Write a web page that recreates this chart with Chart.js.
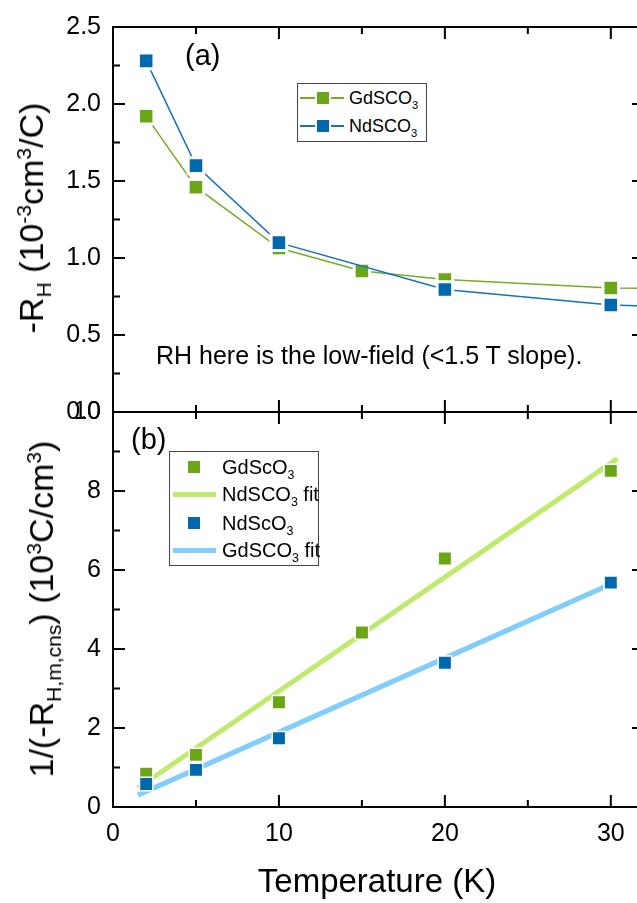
<!DOCTYPE html>
<html>
<head>
<meta charset="utf-8">
<script src="https://cdn.jsdelivr.net/npm/chart.js@4.4.1/dist/chart.umd.min.js"></script>
<style>
  html, body { margin: 0; padding: 0; background: #fff; overflow: hidden; }
  body { width: 637px; height: 903px; position: relative; font-family: 'Liberation Sans', Arial, sans-serif; color: #000; }
  canvas { position: absolute; left: 0; }
  #chartA { top: 0; }
  #chartB { top: 380px; }
  .txt { position: absolute; white-space: nowrap; z-index: 5; }
  sub, sup { font-size: 0.62em; line-height: 0; }
  .ytitle { font-size: 34px; line-height: 34px; transform: translate(-50%, -50%) rotate(-90deg); }
  .legend { position: absolute; border: 1px solid #444; background: #fff; z-index: 5; box-sizing: border-box; }
  .row { position: absolute; left: 0; right: 0; }
  .row .ln { position: absolute; }
  .row .mk { position: absolute; }
  .row .lb { position: absolute; white-space: nowrap; }
</style>
</head>
<body>
<canvas id="chartA" width="660" height="440"></canvas>
<canvas id="chartB" width="660" height="523"></canvas>

<div class="txt" style="left:185px; top:39px; font-size:29px; line-height:32px;">(a)</div>
<div class="txt" style="left:131px; top:423px; font-size:29px; line-height:32px;">(b)</div>
<div class="txt" style="left:156px; top:341px; font-size:25px; line-height:28px;">RH here is the low-field (&lt;1.5 T slope).</div>
<div class="txt" style="left:377px; top:863px; font-size:33px; line-height:36px; transform:translateX(-50%);">Temperature (K)</div>
<div class="txt ytitle" style="left:31px; top:218px;">-R<sub>H</sub> (10<sup>-3</sup>cm<sup>3</sup>/C)</div>
<div class="txt ytitle" style="left:41px; top:609px;">1/(-R<sub>H,m,cns</sub>) (10<sup>3</sup>C/cm<sup>3</sup>)</div>

<div class="legend" id="legendA" style="left:297px; top:83px; width:130px; height:59px;"></div>
<div class="legend" id="legendB" style="left:169px; top:451px; width:150px; height:115px;"></div>

<script>
// panel (a): -R_H vs temperature
const tempGd = [2, 5, 10, 15, 20, 30, 40];
const rhGd = [1.92, 1.46, 1.065, 0.915, 0.86, 0.805, 0.80];
const tempNd = [2, 5, 10, 20, 30, 40];
const rhNd = [2.28, 1.60, 1.10, 0.795, 0.695, 0.66];

// panel (b): 1/(-R_H) and linear fits
const invTempGd = [2, 5, 10, 15, 20, 30];
const invGd = [0.84, 1.32, 2.65, 4.42, 6.29, 8.51];
const invTempNd = [2, 5, 10, 20, 30];
const invNd = [0.58, 0.94, 1.74, 3.65, 5.68];
const fitTempGd = [1.5, 30.4];
const fitGd = [0.48, 8.82];
const fitTempNd = [1.5, 30.3];
const fitNd = [0.30, 5.70];

const xTicks = [0, 10, 20, 30];
const yTicksA = [0, 0.5, 1.0, 1.5, 2.0, 2.5];
const yTicksB = [0, 2, 4, 6, 8, 10];

const gdColor = '#6aa616';
const gdLine = '#74ae22';
const ndColor = '#0068ac';
const ndLine = '#1771b8';
const gdFit = '#bfea6e';
const ndFit = '#82cdfb';

Chart.defaults.font.family = "'Liberation Sans', Arial, sans-serif";
Chart.defaults.color = '#000';

function toXY(xs, ys) {
    return xs.map((x, i) => ({x: x, y: ys[i]}));
}

// frame on all four sides with inward major/minor ticks
const frameTicks = {
    id: 'frameTicks',
    afterDraw(chart, args, opts) {
        const ctx = chart.ctx;
        const a = chart.chartArea;
        const x = chart.scales.x;
        const y = chart.scales.y;
        ctx.save();
        ctx.strokeStyle = '#000';
        ctx.lineWidth = 2;
        ctx.strokeRect(a.left, a.top, a.right - a.left, a.bottom - a.top);
        ctx.beginPath();
        let n = Math.round((x.max - x.min) / opts.xMinor);
        for (let i = 0; i <= n; i++) {
            const v = x.min + i * opts.xMinor;
            const px = x.getPixelForValue(v);
            const len = (i % opts.xEvery === 0) ? 12 : 7;
            ctx.moveTo(px, a.bottom); ctx.lineTo(px, a.bottom - len);
            ctx.moveTo(px, a.top); ctx.lineTo(px, a.top + len);
        }
        n = Math.round((y.max - y.min) / opts.yMinor);
        for (let i = 0; i <= n; i++) {
            const v = y.min + i * opts.yMinor;
            const py = y.getPixelForValue(v);
            const len = (i % 2 === 0) ? 12 : 7;
            ctx.moveTo(a.left, py); ctx.lineTo(a.left + len, py);
            ctx.moveTo(a.right, py); ctx.lineTo(a.right - len, py);
        }
        ctx.stroke();
        ctx.restore();
    }
};

function makeOptions(cfg) {
    return {
        responsive: false,
        animation: false,
        layout: {padding: {left: 0, right: 16, top: cfg.padTop, bottom: 0}},
        plugins: {
            legend: {display: false},
            tooltip: {enabled: false},
            frameTicks: {xMinor: 5, xEvery: 2, yMinor: cfg.yMinor}
        },
        scales: {
            x: {
                type: 'linear', min: 0, max: 32,
                grid: {display: false, drawTicks: false},
                border: {display: false},
                afterBuildTicks: s => { s.ticks = xTicks.map(v => ({value: v})); },
                afterFit: s => { s.height = cfg.xHeight; },
                ticks: {display: cfg.xLabels, font: {size: 25}, color: '#000', padding: 12, maxRotation: 0, autoSkip: false}
            },
            y: {
                type: 'linear', min: 0, max: cfg.yMax,
                grid: {display: false, drawTicks: false},
                border: {display: false},
                afterBuildTicks: s => { s.ticks = cfg.yTicks.map(v => ({value: v})); },
                afterFit: s => { s.width = 113; },
                ticks: {font: {size: 25}, color: '#000', padding: 12, autoSkip: false, callback: cfg.fmt}
            }
        }
    };
}

new Chart(document.getElementById('chartA'), {
    type: 'scatter',
    data: {
        datasets: [{
            label: 'NdSCO3',
            data: toXY(tempNd, rhNd),
            showLine: true,
            borderColor: ndLine,
            borderWidth: 1.5,
            pointStyle: 'rect',
            pointRadius: 11,
            pointBackgroundColor: ndColor,
            pointBorderColor: '#fff',
            pointBorderWidth: 3,
            order: 0
        }, {
            label: 'GdSCO3',
            data: toXY(tempGd, rhGd),
            showLine: true,
            borderColor: gdLine,
            borderWidth: 1.5,
            pointStyle: 'rect',
            pointRadius: 11,
            pointBackgroundColor: gdColor,
            pointBorderColor: '#fff',
            pointBorderWidth: 3,
            order: 1
        }]
    },
    options: makeOptions({padTop: 20, xHeight: 28, xLabels: false, yMax: 2.5, yMinor: 0.25, yTicks: yTicksA, fmt: v => v.toFixed(1)}),
    plugins: [frameTicks]
});

new Chart(document.getElementById('chartB'), {
    type: 'scatter',
    data: {
        datasets: [{
            label: 'NdScO3',
            data: toXY(invTempNd, invNd),
            pointStyle: 'rect',
            pointRadius: 9.5,
            pointBackgroundColor: ndColor,
            pointBorderColor: '#fff',
            pointBorderWidth: 1.5,
            order: 0
        }, {
            label: 'GdScO3',
            data: toXY(invTempGd, invGd),
            pointStyle: 'rect',
            pointRadius: 9.5,
            pointBackgroundColor: gdColor,
            pointBorderColor: '#fff',
            pointBorderWidth: 1.5,
            order: 1
        }, {
            label: 'GdSCO3 fit',
            data: toXY(fitTempNd, fitNd),
            showLine: true,
            borderColor: ndFit,
            borderWidth: 5,
            pointRadius: 0,
            order: 2
        }, {
            label: 'NdSCO3 fit',
            data: toXY(fitTempGd, fitGd),
            showLine: true,
            borderColor: gdFit,
            borderWidth: 5,
            pointRadius: 0,
            order: 3
        }]
    },
    options: makeOptions({padTop: 32, xHeight: 96, xLabels: true, yMax: 10, yMinor: 1, yTicks: yTicksB, fmt: v => String(v)}),
    plugins: [frameTicks]
});

// html legends (they need subscripts)
function legendRow(box, cy, cfg) {
    const row = document.createElement('div');
    row.className = 'row';
    row.style.top = (cy - cfg.lh / 2) + 'px';
    row.style.height = cfg.lh + 'px';
    if (cfg.line) {
        const ln = document.createElement('div');
        ln.className = 'ln';
        ln.style.left = cfg.lineFrom + 'px';
        ln.style.width = (cfg.lineTo - cfg.lineFrom) + 'px';
        ln.style.height = cfg.lineW + 'px';
        ln.style.top = (cfg.lh / 2 - cfg.lineW / 2) + 'px';
        ln.style.background = cfg.line;
        row.appendChild(ln);
    }
    if (cfg.mark) {
        const mk = document.createElement('div');
        mk.className = 'mk';
        mk.style.left = (cfg.markX - cfg.markS / 2 - 2) + 'px';
        mk.style.top = (cfg.lh / 2 - cfg.markS / 2 - 2) + 'px';
        mk.style.width = cfg.markS + 'px';
        mk.style.height = cfg.markS + 'px';
        mk.style.background = cfg.mark;
        mk.style.border = '2px solid #fff';
        row.appendChild(mk);
    }
    const lb = document.createElement('div');
    lb.className = 'lb';
    lb.style.left = cfg.textX + 'px';
    lb.style.top = '0px';
    lb.style.fontSize = cfg.font + 'px';
    lb.style.lineHeight = cfg.lh + 'px';
    lb.innerHTML = cfg.text;
    row.appendChild(lb);
    box.appendChild(row);
}

const legA = document.getElementById('legendA');
const rowA = {lh: 22, font: 18, lineFrom: 2, lineTo: 46, lineW: 1.5, markX: 25, markS: 12, textX: 51};
legendRow(legA, 14, Object.assign({}, rowA, {line: gdLine, mark: gdColor, text: 'GdSCO<sub>3</sub>'}));
legendRow(legA, 42, Object.assign({}, rowA, {line: ndLine, mark: ndColor, text: 'NdSCO<sub>3</sub>'}));

const legB = document.getElementById('legendB');
const rowB = {lh: 24, font: 20, lineFrom: 3, lineTo: 46, lineW: 5, markX: 24, markS: 12, textX: 52};
legendRow(legB, 15, Object.assign({}, rowB, {mark: gdColor, text: 'GdScO<sub>3</sub>'}));
legendRow(legB, 42, Object.assign({}, rowB, {line: gdFit, text: 'NdSCO<sub>3</sub> fit'}));
legendRow(legB, 71, Object.assign({}, rowB, {mark: ndColor, text: 'NdScO<sub>3</sub>'}));
legendRow(legB, 98, Object.assign({}, rowB, {line: ndFit, text: 'GdSCO<sub>3</sub> fit'}));
</script>
</body>
</html>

|---|

= TASK DETAILS =
Copy all lines of the listing above that contain the string "with".

= EXERCISE ANSWER =
Write a web page that recreates this chart with Chart.js.
// frame on all four sides with inward major/minor ticks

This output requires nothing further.